Gunakan Business Judgement Rule

Managing Partner DNT Lawyers, Pahrur Dalimunthe, dalam Webinar Friday I’m In Law berjudul “Seluk Beluk Tindak Pidana Korporasi dalam KUHP Baru” yang diselenggarakan KlikLegal menjelaskan bahwa seorang pengurus korporasi dapat menghindari pertanggungjawaban pidana menggunakan doktrin business judgement rule (BJR). 

BJR merupakan suatu standar analisis untuk melindungi direksi atas setiap keputusan bisnis sebagai aksi korporasi, selama dilakukan dalam batas-batas kewenangan dengan penuh kehati-hatian (prudent) dan iktikad baik (good will).

Terdapat beberapa persyaratan yang harus dipenuhi agar doktrin ini dapat digunakan secara sempurna. Persyaratan tersebut diantaranya yakni:

  1. Keputusan yang dibuat direksi sesuai dengan hukum yang berlaku.
  2. Perbuatan pengurus dilakukan dengan itikad baik (act in good faith).
  3. Perbuatan pengurus dilakukan dilakukan dengan tujuan yang benar (proper purpose).
  4. Perbuatan pengurus dilakukan mempunyai dasar-dasar yang rasional (rational basis).
  5. Perbuatan pengurus dilakukan dilakukan dengan kehati-hatian (due care) seperti dilakukan oleh orang yang cukup hati-hati pada posisi yang serupa.
  6. Perbuatan pengurus dilakukan dilakukan dengan cara yang layak dipercayainya (reasonable belief) sebagai yang terbaik (best interest) bagi perseroan.
  7. Perbuatan pengurus dilakukan tidak melewati kewenangan (No abuse discretion).

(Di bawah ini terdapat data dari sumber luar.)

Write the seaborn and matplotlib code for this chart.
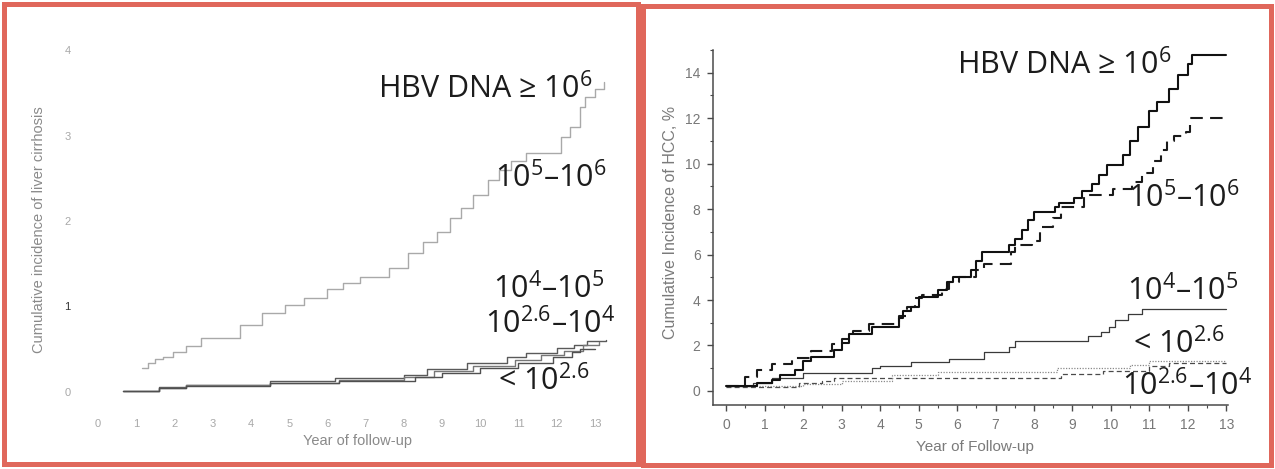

Dalam kerangka hukum Indonesia, secara spesifiknya bagi seorang direksi, untuk menguji mengenai dipenuhi atau tidaknya prinsip-prinsip BJR tersebut oleh Direksi, maka hal ini dapat dilakukan dalam bentuk pertanggungjawaban Direksi di hadapan Rapat Umum Pemegang Saham (RUPS). Apabila pertanggungjawaban direksi dihadapan RUPS tersebut diterima, maka direksi sejatinya dapat dibebaskan dari tanggung jawab perusahaan.

Hal ini juga termasuk apabila ada kerugian yang diderita oleh perusahaan (Acquit et de charge/release and discharge). Direksi yang dalam hal pertanggungjawabannya diterima oleh RUPS, maka terhadapnya dapat dibebaskan dari pertanggungjawaban atas kerugian yang diderita oleh korporasi tersebut.